Task statement: Word for word, print each line of the listing below; pictures stay out.
---
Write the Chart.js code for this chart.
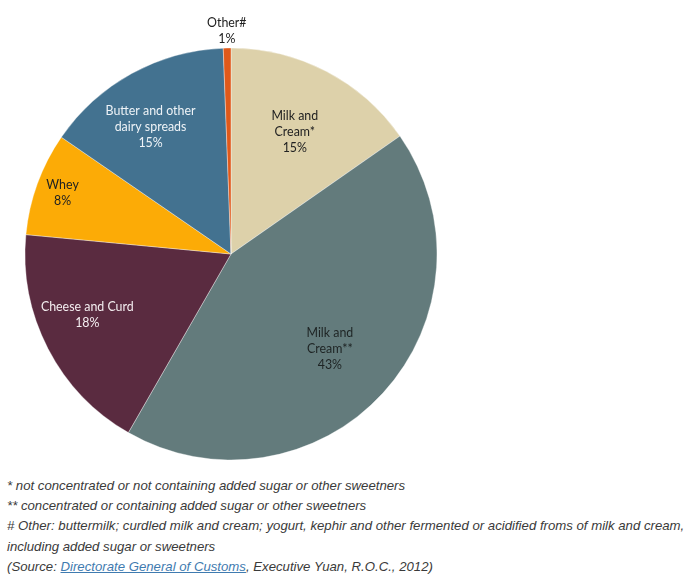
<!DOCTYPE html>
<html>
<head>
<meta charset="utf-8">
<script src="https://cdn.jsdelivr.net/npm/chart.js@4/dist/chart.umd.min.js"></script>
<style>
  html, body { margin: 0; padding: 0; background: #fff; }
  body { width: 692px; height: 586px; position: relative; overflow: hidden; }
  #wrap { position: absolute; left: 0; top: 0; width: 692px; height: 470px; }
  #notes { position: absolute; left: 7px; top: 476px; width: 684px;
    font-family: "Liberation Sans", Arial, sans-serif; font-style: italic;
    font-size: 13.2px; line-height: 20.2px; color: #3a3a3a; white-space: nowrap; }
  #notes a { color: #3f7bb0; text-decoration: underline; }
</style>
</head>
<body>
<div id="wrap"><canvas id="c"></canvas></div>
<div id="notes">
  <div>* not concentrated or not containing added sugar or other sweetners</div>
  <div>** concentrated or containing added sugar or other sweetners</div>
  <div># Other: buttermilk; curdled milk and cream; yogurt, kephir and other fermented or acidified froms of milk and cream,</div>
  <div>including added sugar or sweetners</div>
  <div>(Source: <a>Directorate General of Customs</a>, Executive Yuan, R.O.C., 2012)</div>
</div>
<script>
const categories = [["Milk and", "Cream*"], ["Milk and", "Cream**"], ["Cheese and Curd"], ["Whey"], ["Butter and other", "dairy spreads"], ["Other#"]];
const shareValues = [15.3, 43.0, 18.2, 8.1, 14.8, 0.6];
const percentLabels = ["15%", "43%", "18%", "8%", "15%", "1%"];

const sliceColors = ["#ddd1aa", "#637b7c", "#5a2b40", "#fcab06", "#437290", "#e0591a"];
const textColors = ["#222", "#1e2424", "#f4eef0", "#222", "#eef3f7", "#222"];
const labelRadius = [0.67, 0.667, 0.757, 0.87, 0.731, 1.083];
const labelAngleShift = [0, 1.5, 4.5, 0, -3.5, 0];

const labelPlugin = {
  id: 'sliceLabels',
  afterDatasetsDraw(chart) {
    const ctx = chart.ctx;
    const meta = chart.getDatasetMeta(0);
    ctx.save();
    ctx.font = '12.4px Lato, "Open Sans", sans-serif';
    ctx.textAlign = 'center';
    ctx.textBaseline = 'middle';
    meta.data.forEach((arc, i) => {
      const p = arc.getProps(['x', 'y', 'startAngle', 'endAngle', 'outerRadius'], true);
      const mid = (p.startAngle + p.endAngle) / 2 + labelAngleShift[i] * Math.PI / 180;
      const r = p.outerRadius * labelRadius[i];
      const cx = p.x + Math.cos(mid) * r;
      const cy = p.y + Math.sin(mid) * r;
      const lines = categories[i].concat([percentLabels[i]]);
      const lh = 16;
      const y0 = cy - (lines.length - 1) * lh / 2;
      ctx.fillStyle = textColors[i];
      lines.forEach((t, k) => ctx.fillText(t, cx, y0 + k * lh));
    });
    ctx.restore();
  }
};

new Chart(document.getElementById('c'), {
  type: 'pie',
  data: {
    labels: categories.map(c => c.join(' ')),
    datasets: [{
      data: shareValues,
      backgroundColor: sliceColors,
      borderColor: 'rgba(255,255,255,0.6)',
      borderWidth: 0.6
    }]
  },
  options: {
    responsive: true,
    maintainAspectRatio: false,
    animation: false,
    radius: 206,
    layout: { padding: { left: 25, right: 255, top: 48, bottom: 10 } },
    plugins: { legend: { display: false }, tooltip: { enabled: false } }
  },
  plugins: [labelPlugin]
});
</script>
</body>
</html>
---
Problem solution:
Write the Chart.js code for this chart.
<!DOCTYPE html>
<html>
<head>
<meta charset="utf-8">
<script src="https://cdn.jsdelivr.net/npm/chart.js@4/dist/chart.umd.min.js"></script>
<style>
  html, body { margin: 0; padding: 0; background: #fff; }
  body { width: 692px; height: 586px; position: relative; overflow: hidden; }
  #wrap { position: absolute; left: 0; top: 0; width: 692px; height: 470px; }
  #notes { position: absolute; left: 7px; top: 476px; width: 684px;
    font-family: "Liberation Sans", Arial, sans-serif; font-style: italic;
    font-size: 13.2px; line-height: 20.2px; color: #3a3a3a; white-space: nowrap; }
  #notes a { color: #3f7bb0; text-decoration: underline; }
</style>
</head>
<body>
<div id="wrap"><canvas id="c"></canvas></div>
<div id="notes">
  <div>* not concentrated or not containing added sugar or other sweetners</div>
  <div>** concentrated or containing added sugar or other sweetners</div>
  <div># Other: buttermilk; curdled milk and cream; yogurt, kephir and other fermented or acidified froms of milk and cream,</div>
  <div>including added sugar or sweetners</div>
  <div>(Source: <a>Directorate General of Customs</a>, Executive Yuan, R.O.C., 2012)</div>
</div>
<script>
const categories = [["Milk and", "Cream*"], ["Milk and", "Cream**"], ["Cheese and Curd"], ["Whey"], ["Butter and other", "dairy spreads"], ["Other#"]];
const shareValues = [15.3, 43.0, 18.2, 8.1, 14.8, 0.6];
const percentLabels = ["15%", "43%", "18%", "8%", "15%", "1%"];

const sliceColors = ["#ddd1aa", "#637b7c", "#5a2b40", "#fcab06", "#437290", "#e0591a"];
const textColors = ["#222", "#1e2424", "#f4eef0", "#222", "#eef3f7", "#222"];
const labelRadius = [0.67, 0.667, 0.757, 0.87, 0.731, 1.083];
const labelAngleShift = [0, 1.5, 4.5, 0, -3.5, 0];

const labelPlugin = {
  id: 'sliceLabels',
  afterDatasetsDraw(chart) {
    const ctx = chart.ctx;
    const meta = chart.getDatasetMeta(0);
    ctx.save();
    ctx.font = '12.4px Lato, "Open Sans", sans-serif';
    ctx.textAlign = 'center';
    ctx.textBaseline = 'middle';
    meta.data.forEach((arc, i) => {
      const p = arc.getProps(['x', 'y', 'startAngle', 'endAngle', 'outerRadius'], true);
      const mid = (p.startAngle + p.endAngle) / 2 + labelAngleShift[i] * Math.PI / 180;
      const r = p.outerRadius * labelRadius[i];
      const cx = p.x + Math.cos(mid) * r;
      const cy = p.y + Math.sin(mid) * r;
      const lines = categories[i].concat([percentLabels[i]]);
      const lh = 16;
      const y0 = cy - (lines.length - 1) * lh / 2;
      ctx.fillStyle = textColors[i];
      lines.forEach((t, k) => ctx.fillText(t, cx, y0 + k * lh));
    });
    ctx.restore();
  }
};

new Chart(document.getElementById('c'), {
  type: 'pie',
  data: {
    labels: categories.map(c => c.join(' ')),
    datasets: [{
      data: shareValues,
      backgroundColor: sliceColors,
      borderColor: 'rgba(255,255,255,0.6)',
      borderWidth: 0.6
    }]
  },
  options: {
    responsive: true,
    maintainAspectRatio: false,
    animation: false,
    radius: 206,
    layout: { padding: { left: 25, right: 255, top: 48, bottom: 10 } },
    plugins: { legend: { display: false }, tooltip: { enabled: false } }
  },
  plugins: [labelPlugin]
});
</script>
</body>
</html>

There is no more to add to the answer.